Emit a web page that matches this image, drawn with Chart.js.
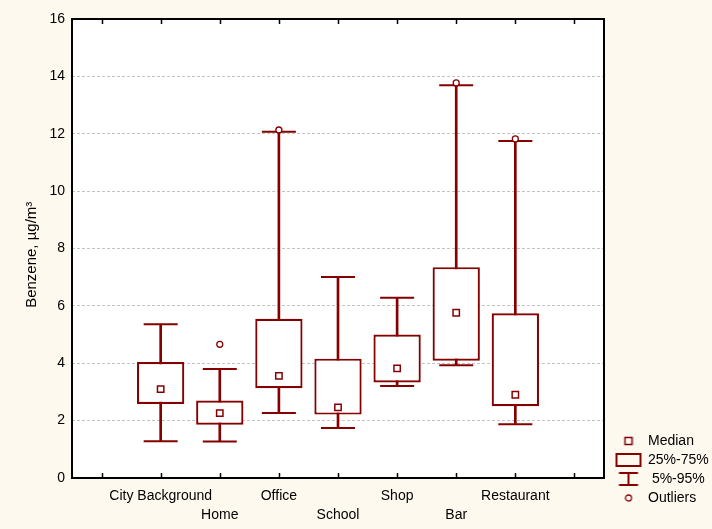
<!DOCTYPE html>
<html>
<head>
<meta charset="utf-8">
<title>Benzene by microenvironment</title>
<script src="https://cdn.jsdelivr.net/npm/chart.js@4.4.0/dist/chart.umd.min.js"></script>
<style>
  body { margin: 0; background: #fef9ef; }
  canvas { display: block; }
</style>
</head>
<body>
<canvas id="benzeneChart" width="712" height="529"></canvas>
<script>
// benzene concentrations, ug/m3, per microenvironment
var categories = ['City Background', 'Home', 'Office', 'School', 'Shop', 'Bar', 'Restaurant'];
var p05 = [1.28, 1.27, 2.27, 1.74, 3.21, 3.93, 1.87];
var q25 = [2.58, 1.86, 3.13, 2.21, 3.33, 4.09, 2.50];
var median = [3.10, 2.26, 3.56, 2.46, 3.82, 5.76, 2.90];
var q75 = [4.04, 2.70, 5.55, 4.16, 5.00, 7.35, 5.74];
var p95 = [5.36, 3.80, 12.07, 7.01, 6.28, 13.69, 11.75];
var outliers = [null, 4.66, 12.13, null, null, 13.77, 11.82];

var yMin = 0;
var yMax = 16;
var yStep = 2;
var legendNames = ['Median', '25%-75%', ' 5%-95%', 'Outliers'];

var red = '#850000';
var paper = '#fef9ef';

// empty slot at each end of the axis
function pad(arr){
	return [null].concat(arr, [null]);
}

// every other label goes on the second line
var xLabels = [''].concat(categories.map(function(name, i){
	return i % 2 === 0 ? [name] : ['', name];
}), ['']);

var ranges = function(lo, hi){
	return lo.map(function(v, i){ return [v, hi[i]]; });
};

function makeIcon(w, h, draw){
	var shift = 7;
	var c = document.createElement('canvas');
	c.width = w + shift;
	c.height = h;
	var g = c.getContext('2d');
	g.translate(shift, 0);
	g.strokeStyle = red;
	g.fillStyle = '#fff';
	draw(g);
	return c;
}

var legendIcons = [
	makeIcon(10, 10, function(g){
		g.lineWidth = 1.5;
		g.fillRect(1.5, 1.5, 7, 7);
		g.strokeRect(1.5, 1.5, 7, 7);
	}),
	makeIcon(28, 16, function(g){
		g.lineWidth = 2;
		g.strokeRect(2, 2, 24, 12);
	}),
	makeIcon(22, 16, function(g){
		g.lineWidth = 2;
		g.beginPath();
		g.moveTo(1.5, 2); g.lineTo(20.5, 2);
		g.moveTo(1.5, 14); g.lineTo(20.5, 14);
		g.moveTo(11, 2); g.lineTo(11, 14);
		g.stroke();
	}),
	makeIcon(10, 10, function(g){
		g.lineWidth = 1.3;
		g.beginPath();
		g.arc(5, 5, 3, 0, Math.PI * 2);
		g.fill();
		g.stroke();
	})
];

// cream page, white plot area
var paperPlugin = {
	id: 'paper',
	beforeDraw: function(chart){
		var ctx = chart.ctx, a = chart.chartArea;
		ctx.save();
		ctx.fillStyle = paper;
		ctx.fillRect(0, 0, chart.width, chart.height);
		ctx.fillStyle = '#fff';
		ctx.fillRect(a.left, a.top, a.right - a.left, a.bottom - a.top);
		ctx.restore();
	}
};

// black frame with inward tick marks top and bottom
var framePlugin = {
	id: 'frame',
	afterDraw: function(chart){
		var ctx = chart.ctx, a = chart.chartArea, xs = chart.scales.x;
		ctx.save();
		ctx.strokeStyle = '#000';
		ctx.lineWidth = 1.5;
		ctx.beginPath();
		xs.ticks.forEach(function(t, i){
			var px = Math.round(xs.getPixelForTick(i)) + 0.5;
			ctx.moveTo(px, a.top);
			ctx.lineTo(px, a.top + 5);
			ctx.moveTo(px, a.bottom);
			ctx.lineTo(px, a.bottom - 5);
		});
		ctx.stroke();
		ctx.lineWidth = 2;
		ctx.strokeRect(a.left, a.top, a.right - a.left, a.bottom - a.top);
		ctx.restore();
	}
};

Chart.defaults.font.family = 'Arial, "Liberation Sans", sans-serif';
Chart.defaults.font.size = 14;
Chart.defaults.color = '#000';

var ctx = document.getElementById('benzeneChart');
var benzeneChart = new Chart(ctx, {
	type: 'bar',
	data: {
		labels: xLabels,
		datasets: [{
			label: '5%-95%',
			data: pad(ranges(p05, p95)),
			backgroundColor: red,
			borderWidth: 0,
			barThickness: 2,
			grouped: false,
			order: 5
		}, {
			label: '25%-75%',
			data: pad(ranges(q25, q75)),
			backgroundColor: '#fff',
			borderColor: red,
			borderWidth: 2.2,
			borderSkipped: false,
			barPercentage: 0.8,
			categoryPercentage: 1,
			grouped: false,
			order: 4
		}, {
			type: 'line',
			label: '5%',
			data: pad(p05),
			showLine: false,
			pointStyle: 'line',
			pointRadius: 17,
			pointBorderWidth: 2,
			pointBorderColor: red,
			order: 3
		}, {
			type: 'line',
			label: '95%',
			data: pad(p95),
			showLine: false,
			pointStyle: 'line',
			pointRadius: 17,
			pointBorderWidth: 2,
			pointBorderColor: red,
			order: 3
		}, {
			type: 'line',
			label: 'Median',
			data: pad(median),
			showLine: false,
			pointStyle: 'rect',
			pointRadius: 4.5,
			pointBorderWidth: 1.5,
			pointBorderColor: red,
			pointBackgroundColor: '#fff',
			order: 1
		}, {
			type: 'line',
			label: 'Outliers',
			data: pad(outliers),
			showLine: false,
			pointStyle: 'circle',
			pointRadius: 3,
			pointBorderWidth: 1.3,
			pointBorderColor: red,
			pointBackgroundColor: '#fff',
			order: 1
		}]
	},
	options: {
		responsive: false,
		animation: false,
		layout: {
			padding: { top: 15, left: 0, right: 0, bottom: 0 }
		},
		scales: {
			x: {
				offset: true,
				grid: { display: false },
				border: { display: false },
				ticks: {
					autoSkip: false,
					maxRotation: 0,
					minRotation: 0,
					padding: 1,
					font: { size: 14, lineHeight: 1.32 }
				},
				afterFit: function(scale){ scale.height = 51; }
			},
			y: {
				min: yMin,
				max: yMax,
				ticks: { stepSize: yStep, padding: 7 },
				grid: { color: '#c4c4c4', lineWidth: 1, drawTicks: false },
				border: { display: false, dash: [3, 2] },
				title: {
					display: true,
					text: 'Benzene, µg/m³   ',
					font: { size: 15 },
					padding: { top: 23, bottom: 9 }
				},
				afterFit: function(scale){ scale.width = 72; }
			}
		},
		plugins: {
			tooltip: { enabled: false },
			legend: {
				position: 'right',
				align: 'end',
				maxWidth: 108,
				onClick: function(){},
				labels: {
					usePointStyle: true,
					pointStyleWidth: 32,
					padding: 5,
					font: { size: 14 },
					generateLabels: function(){
						var items = legendNames.map(function(name, i){
							return { text: name, pointStyle: legendIcons[i], hidden: false, lineWidth: 0 };
						});
						// spacer row keeps the key clear of the bottom edge
						items.push({ text: '', pointStyle: makeIcon(1, 1, function(){}), hidden: false, lineWidth: 0 });
						return items;
					}
				}
			}
		}
	},
	plugins: [paperPlugin, framePlugin]
});
</script>
</body>
</html>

#### Work required:
Using the data above, write out every line exactly, leaving the images behind.

#### Solution to this task:
Emit a web page that matches this image, drawn with Chart.js.
<!DOCTYPE html>
<html>
<head>
<meta charset="utf-8">
<title>Benzene by microenvironment</title>
<script src="https://cdn.jsdelivr.net/npm/chart.js@4.4.0/dist/chart.umd.min.js"></script>
<style>
  body { margin: 0; background: #fef9ef; }
  canvas { display: block; }
</style>
</head>
<body>
<canvas id="benzeneChart" width="712" height="529"></canvas>
<script>
// benzene concentrations, ug/m3, per microenvironment
var categories = ['City Background', 'Home', 'Office', 'School', 'Shop', 'Bar', 'Restaurant'];
var p05 = [1.28, 1.27, 2.27, 1.74, 3.21, 3.93, 1.87];
var q25 = [2.58, 1.86, 3.13, 2.21, 3.33, 4.09, 2.50];
var median = [3.10, 2.26, 3.56, 2.46, 3.82, 5.76, 2.90];
var q75 = [4.04, 2.70, 5.55, 4.16, 5.00, 7.35, 5.74];
var p95 = [5.36, 3.80, 12.07, 7.01, 6.28, 13.69, 11.75];
var outliers = [null, 4.66, 12.13, null, null, 13.77, 11.82];

var yMin = 0;
var yMax = 16;
var yStep = 2;
var legendNames = ['Median', '25%-75%', ' 5%-95%', 'Outliers'];

var red = '#850000';
var paper = '#fef9ef';

// empty slot at each end of the axis
function pad(arr){
	return [null].concat(arr, [null]);
}

// every other label goes on the second line
var xLabels = [''].concat(categories.map(function(name, i){
	return i % 2 === 0 ? [name] : ['', name];
}), ['']);

var ranges = function(lo, hi){
	return lo.map(function(v, i){ return [v, hi[i]]; });
};

function makeIcon(w, h, draw){
	var shift = 7;
	var c = document.createElement('canvas');
	c.width = w + shift;
	c.height = h;
	var g = c.getContext('2d');
	g.translate(shift, 0);
	g.strokeStyle = red;
	g.fillStyle = '#fff';
	draw(g);
	return c;
}

var legendIcons = [
	makeIcon(10, 10, function(g){
		g.lineWidth = 1.5;
		g.fillRect(1.5, 1.5, 7, 7);
		g.strokeRect(1.5, 1.5, 7, 7);
	}),
	makeIcon(28, 16, function(g){
		g.lineWidth = 2;
		g.strokeRect(2, 2, 24, 12);
	}),
	makeIcon(22, 16, function(g){
		g.lineWidth = 2;
		g.beginPath();
		g.moveTo(1.5, 2); g.lineTo(20.5, 2);
		g.moveTo(1.5, 14); g.lineTo(20.5, 14);
		g.moveTo(11, 2); g.lineTo(11, 14);
		g.stroke();
	}),
	makeIcon(10, 10, function(g){
		g.lineWidth = 1.3;
		g.beginPath();
		g.arc(5, 5, 3, 0, Math.PI * 2);
		g.fill();
		g.stroke();
	})
];

// cream page, white plot area
var paperPlugin = {
	id: 'paper',
	beforeDraw: function(chart){
		var ctx = chart.ctx, a = chart.chartArea;
		ctx.save();
		ctx.fillStyle = paper;
		ctx.fillRect(0, 0, chart.width, chart.height);
		ctx.fillStyle = '#fff';
		ctx.fillRect(a.left, a.top, a.right - a.left, a.bottom - a.top);
		ctx.restore();
	}
};

// black frame with inward tick marks top and bottom
var framePlugin = {
	id: 'frame',
	afterDraw: function(chart){
		var ctx = chart.ctx, a = chart.chartArea, xs = chart.scales.x;
		ctx.save();
		ctx.strokeStyle = '#000';
		ctx.lineWidth = 1.5;
		ctx.beginPath();
		xs.ticks.forEach(function(t, i){
			var px = Math.round(xs.getPixelForTick(i)) + 0.5;
			ctx.moveTo(px, a.top);
			ctx.lineTo(px, a.top + 5);
			ctx.moveTo(px, a.bottom);
			ctx.lineTo(px, a.bottom - 5);
		});
		ctx.stroke();
		ctx.lineWidth = 2;
		ctx.strokeRect(a.left, a.top, a.right - a.left, a.bottom - a.top);
		ctx.restore();
	}
};

Chart.defaults.font.family = 'Arial, "Liberation Sans", sans-serif';
Chart.defaults.font.size = 14;
Chart.defaults.color = '#000';

var ctx = document.getElementById('benzeneChart');
var benzeneChart = new Chart(ctx, {
	type: 'bar',
	data: {
		labels: xLabels,
		datasets: [{
			label: '5%-95%',
			data: pad(ranges(p05, p95)),
			backgroundColor: red,
			borderWidth: 0,
			barThickness: 2,
			grouped: false,
			order: 5
		}, {
			label: '25%-75%',
			data: pad(ranges(q25, q75)),
			backgroundColor: '#fff',
			borderColor: red,
			borderWidth: 2.2,
			borderSkipped: false,
			barPercentage: 0.8,
			categoryPercentage: 1,
			grouped: false,
			order: 4
		}, {
			type: 'line',
			label: '5%',
			data: pad(p05),
			showLine: false,
			pointStyle: 'line',
			pointRadius: 17,
			pointBorderWidth: 2,
			pointBorderColor: red,
			order: 3
		}, {
			type: 'line',
			label: '95%',
			data: pad(p95),
			showLine: false,
			pointStyle: 'line',
			pointRadius: 17,
			pointBorderWidth: 2,
			pointBorderColor: red,
			order: 3
		}, {
			type: 'line',
			label: 'Median',
			data: pad(median),
			showLine: false,
			pointStyle: 'rect',
			pointRadius: 4.5,
			pointBorderWidth: 1.5,
			pointBorderColor: red,
			pointBackgroundColor: '#fff',
			order: 1
		}, {
			type: 'line',
			label: 'Outliers',
			data: pad(outliers),
			showLine: false,
			pointStyle: 'circle',
			pointRadius: 3,
			pointBorderWidth: 1.3,
			pointBorderColor: red,
			pointBackgroundColor: '#fff',
			order: 1
		}]
	},
	options: {
		responsive: false,
		animation: false,
		layout: {
			padding: { top: 15, left: 0, right: 0, bottom: 0 }
		},
		scales: {
			x: {
				offset: true,
				grid: { display: false },
				border: { display: false },
				ticks: {
					autoSkip: false,
					maxRotation: 0,
					minRotation: 0,
					padding: 1,
					font: { size: 14, lineHeight: 1.32 }
				},
				afterFit: function(scale){ scale.height = 51; }
			},
			y: {
				min: yMin,
				max: yMax,
				ticks: { stepSize: yStep, padding: 7 },
				grid: { color: '#c4c4c4', lineWidth: 1, drawTicks: false },
				border: { display: false, dash: [3, 2] },
				title: {
					display: true,
					text: 'Benzene, µg/m³   ',
					font: { size: 15 },
					padding: { top: 23, bottom: 9 }
				},
				afterFit: function(scale){ scale.width = 72; }
			}
		},
		plugins: {
			tooltip: { enabled: false },
			legend: {
				position: 'right',
				align: 'end',
				maxWidth: 108,
				onClick: function(){},
				labels: {
					usePointStyle: true,
					pointStyleWidth: 32,
					padding: 5,
					font: { size: 14 },
					generateLabels: function(){
						var items = legendNames.map(function(name, i){
							return { text: name, pointStyle: legendIcons[i], hidden: false, lineWidth: 0 };
						});
						// spacer row keeps the key clear of the bottom edge
						items.push({ text: '', pointStyle: makeIcon(1, 1, function(){}), hidden: false, lineWidth: 0 });
						return items;
					}
				}
			}
		}
	},
	plugins: [paperPlugin, framePlugin]
});
</script>
</body>
</html>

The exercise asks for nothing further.